After all, I didn’t drop out of school because I was bad at talking. I dropped out because I was bad at thinking. The folks in charge spoke to my parents and me, but mostly them, and decided I would be better off using my strength, which is actually my strength, to be more, I think the word they used was conductive, to the district. That was alright by me. I didn’t much like being in school anyway. I know I’m not smart, but I didn’t like being reminded every day.
The guys at my job are a little quiet for me, but it’s OK; I wouldn’t be able to hear them over all the noise anyway.

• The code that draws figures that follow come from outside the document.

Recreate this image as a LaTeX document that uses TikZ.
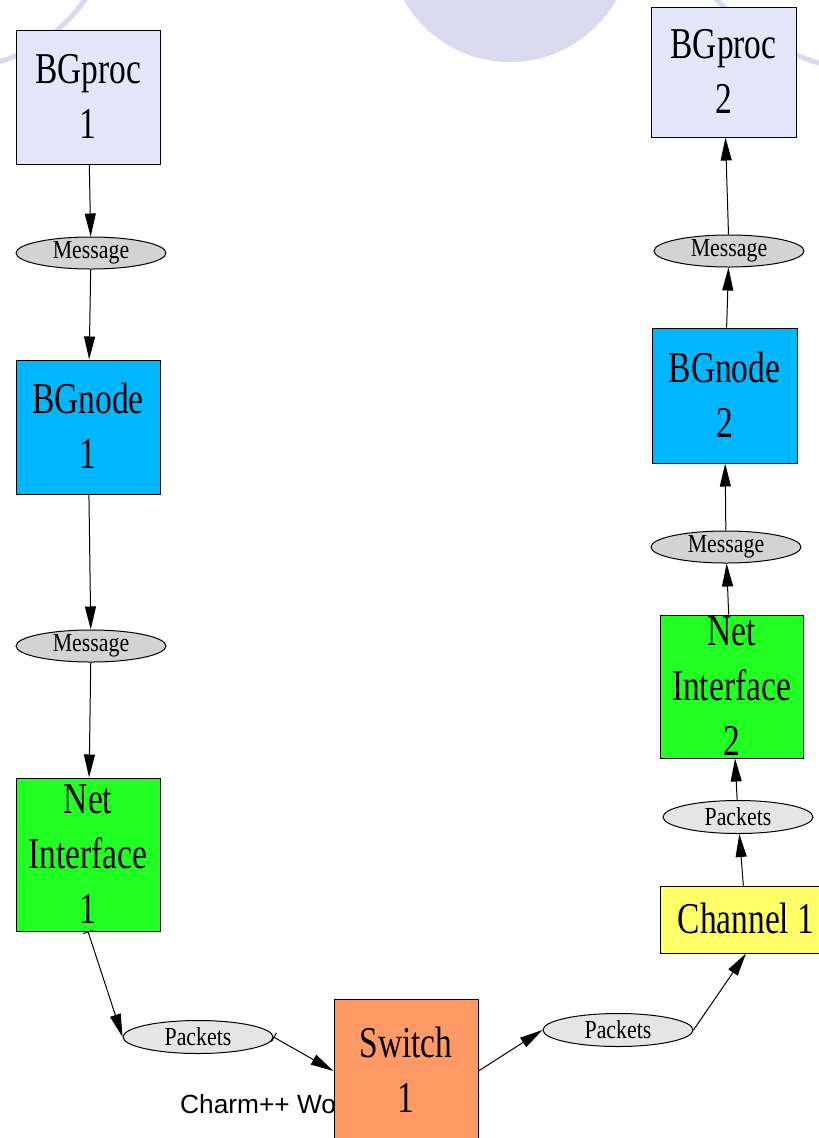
\documentclass[tikz,border=0pt]{standalone}
\usepackage{fontspec}
\setmainfont{Liberation Serif}
\newfontfamily\slidefont{Liberation Sans}
\usetikzlibrary{shapes.geometric,arrows.meta}

\definecolor{lavbox}{RGB}{230,230,250}
\definecolor{nodeblue}{RGB}{0,183,255}
\definecolor{nigreen}{RGB}{34,255,34}
\definecolor{sworange}{RGB}{255,153,102}
\definecolor{chyellow}{RGB}{255,255,102}
\definecolor{msggray}{RGB}{211,211,211}
\definecolor{pktgray}{RGB}{229,229,229}
\definecolor{decor}{RGB}{218,217,237}

\newcommand{\sqlbl}[1]{\scalebox{0.76}[1]{\begin{tabular}{@{}c@{}}#1\end{tabular}}}
\newcommand{\ovlbl}[1]{\scalebox{0.84}[1]{#1}}

\tikzset{
  blk/.style={draw=black, line width=1pt, inner sep=0pt, minimum width=144, minimum height=134},
  blktext/.style={inner sep=0pt, font=\fontsize{44}{55}\selectfont},
  msgov/.style={ellipse, draw=black, line width=1pt, fill=msggray, inner sep=0pt,
    minimum width=150, minimum height=31, font=\fontsize{26}{30}\selectfont},
  pktov/.style={msgov, fill=pktgray, minimum height=33},
  flow/.style={line width=1pt, -{Triangle[length=23pt,width=11pt]}},
  teeflow/.style={line width=1pt, {Bar[width=10pt]}-{Triangle[length=23pt,width=11pt]}}
}

\begin{document}
\begin{tikzpicture}[x=1pt,y=-1pt]
%%%%% START %%%%%
\useasboundingbox (0,0) rectangle (819,1138);
\clip (0,0) rectangle (819,1138);

% slide backdrop
\fill[decor] (510,-60) circle (122);
\draw[decor, line width=5pt] (-49,-95) circle (164);
\draw[decor, line width=5pt] (890,-165) circle (239);
\node[anchor=base west, inner sep=0pt, font=\slidefont\fontsize{26.3}{30}\selectfont] (foot) at (180,1113) {Charm++ Workshop 2007};

% sender side
\node[blk, fill=lavbox] (bgp1) at (88,97) {};
\node[blktext] at ([yshift=-3]bgp1.center) {\sqlbl{BGproc\\1}};
\node[msgov] (msg1) at (91,253) {\ovlbl{Message}};
\node[blk, fill=nodeblue] (bgn1) at (88,427) {};
\node[blktext] at ([yshift=-3]bgn1.center) {\sqlbl{BGnode\\1}};
\node[msgov] (msg2) at (91,646) {\ovlbl{Message}};
\node[blk, fill=nigreen, minimum height=153] (ni1) at (88,854.5) {};
\node[blktext] at ([yshift=-3]ni1.center) {\sqlbl{Net\\Interface\\1}};
\node[pktov] (pk1) at (198,1037) {\ovlbl{Packets}};

% network
\node[blk, fill=sworange, minimum height=144] (sw) at (406,1071) {};
\node[blktext] at ([yshift=-3]sw.center) {\sqlbl{Switch\\1}};
\node[pktov] (pk2) at (618,1030) {\ovlbl{Packets}};
\node[blk, fill=chyellow, minimum width=172, minimum height=67] (ch) at (746,919.5) {};
\node[blktext] at ([yshift=-3]ch.center) {\sqlbl{Channel 1}};

% receiver side
\node[pktov] (pk3) at (738,817) {\ovlbl{Packets}};
\node[blk, fill=nigreen, minimum width=143, minimum height=143] (ni2) at (731.5,686.5) {};
\node[blktext] at ([yshift=-3]ni2.center) {\sqlbl{Net\\Interface\\2}};
\node[msgov] (msg4) at (726,547) {\ovlbl{Message}};
\node[blk, fill=nodeblue, minimum width=145, minimum height=135] (bgn2) at (724.5,395.5) {};
\node[blktext] at ([yshift=-3]bgn2.center) {\sqlbl{BGnode\\2}};
\node[msgov] (msg3) at (729,251) {\ovlbl{Message}};
\node[blk, fill=lavbox, minimum width=145, minimum height=130] (bgp2) at (723.5,72) {};
\node[blktext] at ([yshift=-3]bgp2.center) {\sqlbl{BGproc\\2}};

% connectors
\draw[flow] (bgp1) -- (msg1);
\draw[flow] (msg1) -- (bgn1);
\draw[flow] (bgn1) -- (msg2);
\draw[flow] (msg2) -- (ni1);
\draw[teeflow] (ni1.south) -- (pk1.west);
\draw[teeflow] (pk1.east) -- (sw.west);
\draw[flow] (sw.east) -- (pk2.west);
\draw[flow] (pk2.east) -- (ch.south);
\draw[flow] (ch) -- (pk3);
\draw[flow] (pk3) -- (ni2);
\draw[flow] (ni2) -- (msg4);
\draw[flow] (msg4) -- (bgn2);
\draw[flow] (bgn2) -- (msg3);
\draw[flow] (msg3) -- (bgp2);
%%%%% END %%%%%
\end{tikzpicture}
\end{document}
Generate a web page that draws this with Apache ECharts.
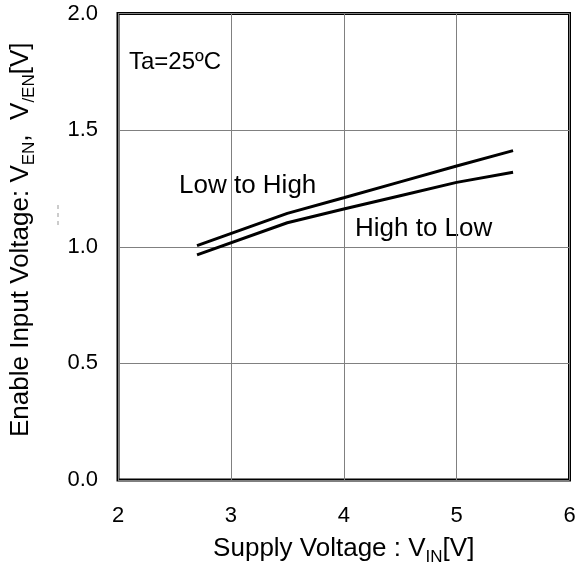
<!DOCTYPE html>
<html>
<head>
<meta charset="utf-8">
<script src="https://cdn.jsdelivr.net/npm/echarts@6/dist/echarts.min.js"></script>
<style>
html,body{margin:0;padding:0;background:#fff;}
#chart{width:579px;height:571px;}
</style>
</head>
<body>
<div id="chart"></div>
<script>
// Data
const supplyVoltage = [2.7, 3.5, 4.0, 4.5, 5.0, 5.5];
const lowToHigh = [1.005, 1.143, 1.21, 1.278, 1.346, 1.412];
const highToLow = [0.965, 1.103, 1.162, 1.219, 1.276, 1.319];
const xTicks = [2, 3, 4, 5, 6];
const yTicks = [0.0, 0.5, 1.0, 1.5, 2.0];

const FONT = '"Liberation Sans", Arial, sans-serif';

function pairs(xs, ys){ return xs.map((x,i)=>[x, ys[i]]); }

const titleRich = {
  m:{fontSize:26, fontFamily:FONT, color:'#000', lineHeight:30, verticalAlign:'bottom'},
  s:{fontSize:17, fontFamily:FONT, color:'#000', lineHeight:30, verticalAlign:'bottom', padding:[0,0,-4,0]}
};

const chart = echarts.init(document.getElementById('chart'), null, {renderer:'canvas'});
chart.setOption({
  animation:false,
  backgroundColor:'#ffffff',
  grid:{left:110.5, right:9.5, top:13.5, bottom:91, show:true, borderColor:'#000', borderWidth:3, backgroundColor:'transparent'},
  xAxis:{
    type:'value', min:xTicks[0], max:xTicks[xTicks.length-1], interval:1,
    axisLine:{show:false}, axisTick:{show:false},
    splitLine:{show:true, lineStyle:{color:'#808080', width:1}},
    axisLabel:{fontSize:22, fontFamily:FONT, color:'#000', margin:25},
    name:'{m|Supply Voltage : V}{s|IN}{m|[V]}',
    nameLocation:'middle', nameGap:52,
    nameTextStyle:{fontFamily:FONT, color:'#000', rich:titleRich}
  },
  yAxis:{
    type:'value', min:yTicks[0], max:yTicks[yTicks.length-1], interval:0.5,
    axisLine:{show:false}, axisTick:{show:false},
    splitLine:{show:true, lineStyle:{color:'#808080', width:1}},
    axisLabel:{fontSize:22, fontFamily:FONT, color:'#000', margin:20, formatter:v=>v.toFixed(1)},
    name:'{m|Enable Input Voltage: V}{s|EN}{m|,  V}{s|/EN}{m|[V]}',
    nameLocation:'middle', nameGap:84,
    nameTextStyle:{fontFamily:FONT, color:'#000', rich:titleRich, padding:[0,0,0,14]}
  },
  series:[
    {type:'line', data:pairs(supplyVoltage, lowToHigh), symbol:'none', lineStyle:{color:'#000', width:3}},
    {type:'line', data:pairs(supplyVoltage, highToLow), symbol:'none', lineStyle:{color:'#000', width:3}}
  ],
  graphic:[
    {type:'text', x:129, y:62, style:{text:'Ta=25ºC', font:'24px '+FONT, fill:'#000', verticalAlign:'middle'}},
    {type:'text', x:179, y:186, style:{text:'Low to High', font:'26px '+FONT, fill:'#000', verticalAlign:'middle'}},
    {type:'text', x:355, y:229, style:{text:'High to Low', font:'26px '+FONT, fill:'#000', verticalAlign:'middle'}},
    {type:'line', shape:{x1:58, y1:205, x2:58, y2:229}, style:{stroke:'#999', lineWidth:1, lineDash:[4,4]}}
  ]
});
</script>
</body>
</html>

I like the job overall. I’m happy. My family’s happy, and that makes me even happier. I like making them happy, though I really like making anyone happy. Really, I’m just proud I was able to follow my parents’ wishes to make a proper living. They want me to do that and not follow in their footsteps.
You see, my parents made all of their money through drugs. They have a huge business working through it. Strangely enough, they don’t actually take drugs much. Or, well, alcohol, cigarettes, and marijuana don’t count, right? Those aren’t their main products, so I don’t think so. The only way they grew addicted to the hard stuff was with their time. They’ve spent so much time on their business that they’ve barely had time for us. Sometimes I think they love the business more than us, which is why they named us what they did, as a thank you to the goods. But then I tell myself to stop thinking. Nothing good comes from it. Funny story, by the way. My parents say they wanted to name me after cocaine, which makes them their most money, but couldn’t think of a good name. “Cock” obviously wouldn’t work, so they chose “Jack,” the closest one they could think of. Funny how I’m now a lumberjack right?
Anyway, all of their drug money let us live a nice rich life. Our house is so huge, sometimes I can’t believe only 6 people live there. That’s my parents, me, and three siblings by the way. We never have to worry about clothing or food, which makes me think the drug business is the best one to go into. But my parents say no. They say to stay away from everything that has to do with them. Too dangerous, they say. Well, OK. They’re smarter than me and have done this their whole lives, so I believe them. Sometime I’m curious, but their word is final. No drugs for me. I know you might not believe me, but I’ve never touched any of it. None of us kids have.
Well, that’s not exactly true. If anyone asks, that’s what you tell them, OK? Promise me. Because if word gets out, my parents will be really mad. And I don’t want them to get mad. Because if they get mad, MJ will get mad. And she’ll get mad because I lied to her and spilled her secret. Do you understand? I promised her I wouldn’t tell anyone I saw her leaving the house with one of Ma and Pa’s bottles under her sweatshirt and one of those cigarette boxes sticking out of her pants, but now you know. So don’t go telling anyone, because that will be really bad.
If you’re worried about MJ, then don’t be. I’m her older brother, so I’ll deal with her. I care for her and want her to be safe, so don’t you worry. Don’t even think about what I said anymore, actually. This is what my parents meant when they said I talk too much, so I’ve really got to stop. Just promise me you won’t go yapping away about this, OK? Otherwise, you’ll bring trouble, and I’ll have to deal with the contemplations.